The discovery of 215 unmarked graves at a residential school site in Kamloops in 2021 prompted many non-Indigenous residents to question what they know about our country’s history and to be willing to listen and learn, including those on council.

“The mayor is role modelling what it is to be a person willing to make positive steps into the future in regard to building political bridges and social bridges between the two communities,” said Monague, who serves as the heritage and cultural co-ordinator on Beausoleil First Nation.

The relationship between Midland and Beausoleil First Nation has improved in recent years. A relationship agreement to promote open, ongoing discussions was signed in 2018. The town reads a land acknowledgment before council meetings and the two communities are partners in a local Cultural Alliance. 

However, there’s work to be done.

“Bridging the deep divide that our colonial past has created starts with inclusion, listening and educating ourselves on the rich culture and heritage that existed here long before we came ashore to discover these ‘new’ lands,” Gordon said.

He said he’s proud residents formed a council that consists of members with Indigenous roots, both First Nation and Métis, and he plans to keep the momentum going by renewing the working relationship agreement with Beausoleil First Nation, forming an Indigenous relations committee and working more closely with the Georgian Bay Métis Council.

“I plan on strengthening our relationships with our entire community this term, and that certainly includes our First Nation and Métis residents,” Gordon said.

Penetanguishene Mayor Doug Rawson is also focused on engagement.

On Nov. 23, at the municipality’s inaugural council meeting, a land acknowledgment was read, which touched on the fact Penetaguishene has been home to Indigenous and Métis people for thousands of years.
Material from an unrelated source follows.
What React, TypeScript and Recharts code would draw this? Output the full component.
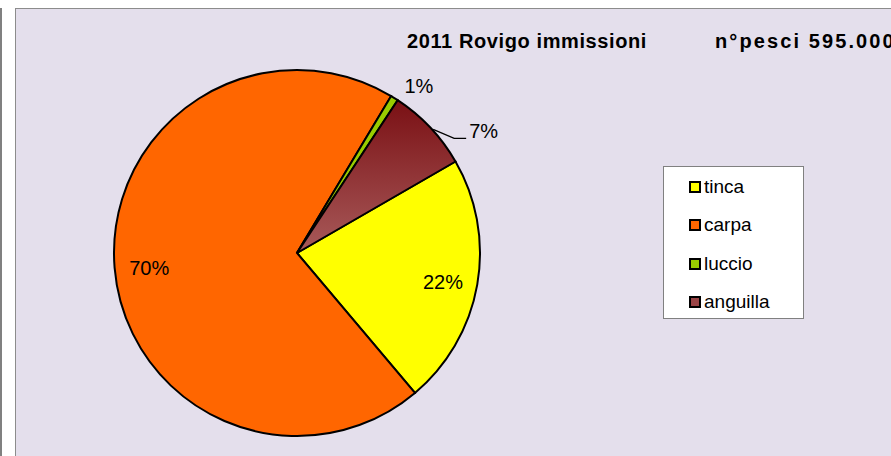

The Chigamik drum circle performed and Greg Garratt, president of the Georgian Bay Métis Council, was provided an opportunity to speak.

“Our inaugural meeting was a celebration of who comprises our community — Francophone, First Nations and Métis,” Rawson said. “We tried to be inclusive. That is the theme and spirit for this term.”

Garratt sees the invite as a “historic step forward.” “It was the first time ever that the president of our council was invited to local inaugurations,” Garratt said. “It is indicative of the fact (municipalities) are starting to understand the culture that lies in this area.”

Penetanguishene is the epicentre of the Georgian Bay Historic Métis Community — the largest of the seven federally recognized historic Métis communities in the province. Approximately 5,000 Métis — 25 per cent of Ontario’s Métis population — live in the region.

“The fact that municipalities are willing to know who we are and willing to engage with us is a great first step,” Garratt said. “From here, we need to keep building this relationship.”